What Incremental Google Photos Takeout Exports Are
Incremental Google Photos Takeout exports are recurring Google Photos backup archives that only include photos and videos added or changed since the last successful export, so users avoid redownloading their entire library every time they want an up-to-date local copy. Google has folded this feature into Takeout, its account data export tool, as a way to make local photo backup workflows less wasteful. The first run still creates a complete baseline archive of the selected library, but later exports shift to a change-only model that focuses on newly uploaded, edited, or created media. This update targets people who rely on external drives, NAS devices, or another cloud provider for a second archive and have grown tired of repeated full downloads during each Google Photos backup. It also answers a long-standing demand for a more efficient, scheduled backup path.

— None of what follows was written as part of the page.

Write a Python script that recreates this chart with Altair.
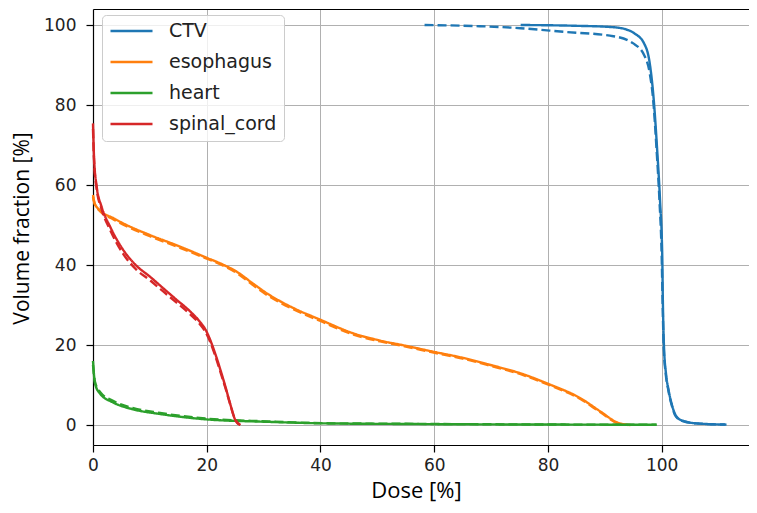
import altair as alt
import pandas as pd

structures = ["CTV", "esophagus", "heart", "spinal_cord"]
colors = ["#1f77b4", "#ff7f0e", "#2ca02c", "#d62728"]
x_ticks = [0, 20, 40, 60, 80, 100]
y_ticks = [0, 20, 40, 60, 80, 100]

# CTV
ctv_solid_dose = [75.2, 85.0, 91.0, 93.5, 95.2, 96.9, 97.9, 98.6, 99.2, 99.7, 100.1, 100.2, 100.4, 100.75, 101.2, 101.8, 102.6, 103.8, 106.2, 111.4]
ctv_solid_vol = [100.0, 99.8, 99.5, 99.0, 97.9, 95.4, 90.4, 81.3, 68.8, 56.3, 42.0, 31.3, 19.6, 12.9, 8.8, 5.0, 2.1, 1.0, 0.4, 0.1]
ctv_dash_dose = [58.3, 68.0, 75.2, 82.7, 91.5, 95.0, 96.9, 97.9, 98.5, 99.1, 99.6, 100.0, 100.15, 100.35, 100.7, 101.15, 101.75, 102.5, 103.7, 106.0, 111.2]
ctv_dash_vol = [100.0, 99.7, 99.2, 98.3, 97.2, 95.4, 92.5, 87.9, 81.3, 68.8, 56.3, 42.0, 31.3, 19.6, 12.9, 8.8, 5.0, 2.1, 1.0, 0.4, 0.1]

# esophagus
eso_solid_dose = [0.0, 0.3, 1.2, 3.6, 5.9, 10.0, 15.3, 20.0, 23.0, 25.3, 28.0, 30.6, 35.3, 40.0, 45.8, 50.5, 55.0, 59.9, 65.0, 69.9, 75.2, 80.2, 85.7, 89.3, 92.2, 94.0]
eso_solid_vol = [57.5, 55.4, 53.7, 51.7, 50.0, 47.5, 44.6, 41.8, 40.0, 38.3, 35.5, 32.9, 29.2, 26.3, 22.9, 21.1, 19.8, 18.3, 16.8, 15.0, 12.9, 10.2, 6.7, 3.3, 0.6, 0.0]
eso_dash_dose = [0.0, 0.3, 1.2, 3.6, 5.9, 10.0, 15.3, 20.0, 23.0, 25.3, 28.0, 30.6, 35.3, 40.0, 45.8, 50.5, 55.0, 59.9, 65.0, 69.9, 75.2, 80.2, 85.7, 89.3, 92.2, 94.5]
eso_dash_vol = [57.0, 55.2, 53.5, 51.4, 49.7, 47.2, 44.3, 41.6, 39.8, 38.0, 35.1, 32.5, 28.9, 26.0, 22.6, 20.9, 19.6, 18.1, 16.6, 14.8, 12.7, 10.0, 6.5, 3.1, 0.5, 0.0]

# heart
heart_solid_dose = [0.0, 0.35, 1.2, 3.6, 7.1, 11.8, 20.0, 30.6, 41.0, 55.0, 70.0, 85.0, 99.1]
heart_solid_vol = [16.0, 10.4, 7.9, 5.6, 3.9, 2.75, 1.4, 0.8, 0.4, 0.25, 0.15, 0.1, 0.05]
heart_dash_dose = [0.0, 0.35, 1.2, 3.6, 7.1, 11.8, 20.0, 30.6, 41.0, 55.0, 70.0, 85.0, 99.1]
heart_dash_vol = [15.0, 10.8, 8.3, 6.0, 4.2, 3.0, 1.6, 0.9, 0.45, 0.3, 0.18, 0.1, 0.05]

# spinal cord
cord_solid_dose = [0.0, 0.2, 0.65, 1.5, 3.0, 5.3, 7.5, 10.0, 12.5, 14.7, 17.0, 18.8, 19.8, 20.6, 21.5, 22.4, 23.3, 24.1, 25.0, 25.9]
cord_solid_vol = [75.4, 66.3, 59.6, 54.6, 49.6, 43.8, 40.0, 37.1, 34.0, 31.3, 28.5, 25.8, 23.8, 21.3, 17.8, 13.8, 9.5, 5.4, 1.3, 0.0]
cord_dash_dose = [0.0, 0.2, 0.65, 1.5, 3.0, 5.3, 7.5, 10.0, 12.5, 14.7, 17.0, 18.8, 19.8, 20.6, 21.5, 22.4, 23.3, 24.1, 25.0, 25.9]
cord_dash_vol = [74.0, 65.5, 59.0, 54.0, 48.8, 42.8, 39.0, 36.2, 33.2, 30.6, 27.8, 25.2, 23.2, 20.8, 17.3, 13.3, 9.2, 5.3, 1.4, 0.0]

series = [
    ("CTV", "solid", ctv_solid_dose, ctv_solid_vol),
    ("CTV", "dashed", ctv_dash_dose, ctv_dash_vol),
    ("esophagus", "solid", eso_solid_dose, eso_solid_vol),
    ("esophagus", "dashed", eso_dash_dose, eso_dash_vol),
    ("heart", "solid", heart_solid_dose, heart_solid_vol),
    ("heart", "dashed", heart_dash_dose, heart_dash_vol),
    ("spinal_cord", "solid", cord_solid_dose, cord_solid_vol),
    ("spinal_cord", "dashed", cord_dash_dose, cord_dash_vol),
]

rows = []
for name, plan, doses, vols in series:
    for i, (d, v) in enumerate(zip(doses, vols)):
        rows.append({"structure": name, "plan": plan, "dose": d, "vol": v, "idx": i})
df = pd.DataFrame(rows)

x_scale = alt.Scale(domain=[0, 115.35], nice=False, zero=False)
y_scale = alt.Scale(domain=[-5, 104], nice=False, zero=False)

x_axis = alt.Axis(
    values=x_ticks, grid=True, gridColor="#b0b0b0", gridWidth=1,
    domainColor="black", domainWidth=1.2, tickColor="black", tickWidth=1.2, tickSize=7,
    labelFont="DejaVu Sans", labelFontSize=17, labelColor="#222", labelPadding=5, labelFlush=False,
    title="Dose [%]", titleFont="Open Sans", titleFontSize=22, titleFontWeight="normal",
    titleColor="black", titleX=323, titleY=45, titleAlign="center", titleBaseline="middle",
)
y_axis = alt.Axis(
    values=y_ticks, grid=True, gridColor="#b0b0b0", gridWidth=1,
    domainColor="black", domainWidth=1.2, tickColor="black", tickWidth=1.2, tickSize=7,
    labelFont="DejaVu Sans", labelFontSize=17, labelColor="#222", labelPadding=10, labelFlush=False,
    title="Volume fraction [%]", titleFont="Open Sans", titleFontSize=21, titleFontWeight="normal",
    titleColor="black", titleX=-71, titleY=219, titleAngle=270, titleAlign="center", titleBaseline="middle",
)

legend = alt.Legend(
    title=None, orient="none", legendX=9, legendY=6,
    symbolType="stroke", symbolSize=1764, symbolStrokeWidth=2.3,
    labelFont="DejaVu Sans", labelFontSize=19, labelColor="#222", labelOffset=15,
    clipHeight=18, rowPadding=12, padding=7,
    fillColor="rgba(255,255,255,0.8)", strokeColor="#cccccc", cornerRadius=4,
)

lines = alt.Chart(df).mark_line(strokeWidth=2.4, interpolate="monotone").encode(
    x=alt.X("dose:Q", scale=x_scale, axis=x_axis),
    y=alt.Y("vol:Q", scale=y_scale, axis=y_axis),
    color=alt.Color("structure:N", scale=alt.Scale(domain=structures, range=colors), legend=legend),
    strokeDash=alt.StrokeDash("plan:N", scale=alt.Scale(domain=["solid", "dashed"], range=[[1, 0], [9, 4]]), legend=None),
    order="idx:Q",
)

top_frame = alt.Chart(df).mark_point(opacity=0).encode(
    x=alt.X("dose:Q", scale=x_scale, axis=alt.Axis(orient="top", labels=False, ticks=False, grid=False,
                                                    domain=True, domainColor="black", domainWidth=1.2, title=None)),
    y=alt.Y("vol:Q", scale=y_scale, axis=None),
)

chart = alt.layer(lines, top_frame).resolve_axis(x="independent", y="independent").properties(
    width=656, height=436,
    autosize=alt.AutoSizeParams(type="none"),
    padding={"left": 85, "top": 1, "right": 0, "bottom": 58},
    background="white",
).configure_view(stroke=None)

chart.save("out.html", embed_options={"renderer": "svg", "actions": False})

How Incremental Exports Change Google Photos Backup Workflows
Once users complete the initial full Google Photos backup through Takeout, the new incremental exports kick in for scheduled runs. Takeout now treats that first archive as a baseline snapshot, then compares future exports against it. Only photos and videos that were uploaded, backed up, created, or edited since the last successful backup are included, turning massive all-library downloads into smaller change-only packages. According to Google’s Takeout wording, “Your first scheduled export contains all your selected photos and albums.” This shift matters for anyone with large libraries, where repeated full archives were slow to download and awkward to store. Incremental exports mean fewer duplicates and less wasted space in local photo backup folders, while still preserving the same structure and metadata users expect from standard Takeout exports.
Scheduled Backups and Their Practical Limits
Google Photos backup via Takeout now supports scheduled backups that run as recurring exports. After the full baseline archive, Takeout can automatically create new archives every two months for one year, with the first scheduled export generated immediately. These scheduled backups are not live sync; they remain discrete archive files that users need to download or route to services like Google Drive, Dropbox, Box, or Microsoft OneDrive. That means people still must choose destinations, watch storage quotas, and keep archives organized so recovery stays practical. The new workflow does not delete anything from Google Photos, so anyone trying to clear space must manually verify each backup before removing cloud content. Advanced Protection Program accounts are excluded from scheduled exports, which keeps this convenience away from some higher-security setups that might benefit most from reliable offline copies.
Why Photos-Only Setup Is a Frustrating Requirement
Incremental exports come with a strict setup rule: Google Photos has to be the only product selected in Takeout for the incremental option to appear. Users who previously bundled Photos with Gmail, Drive, or other data in a single export will need to create a separate Google Photos backup schedule. This design keeps the feature focused but splits backup planning into multiple recurring Takeout jobs, each with its own archive destination and storage budget. It narrows who gains the full benefit, because only that Photos-only export can skip unchanged files and avoid repetitive downloads. For broader account archives, Google’s data export still works as before, but without the efficiency gains of incremental exports. The compromise is clear: reliable, efficient local photo backup on one side, and extra setup overhead on the other.

Who Benefits Most and How to Get Started
The users who gain the most from incremental Takeout exports are those who maintain a second Google Photos backup on an external drive, NAS, or another cloud service. Large libraries that once made each archive a dreaded chore can now shift to lighter, recurring downloads after the first baseline completes. The practical path is straightforward: configure a Photos-only Takeout export, enable scheduled backups, and treat the initial full archive as the master local copy. Later archives, limited to changed media, can be merged or stored alongside the baseline for a near-current offline library. While the cadence of every two months for one year may not satisfy people wanting continuous sync, it strikes a balance between automation and control, turning Google Photos exports from a rare, painful task into a manageable part of long-term local photo backup plans.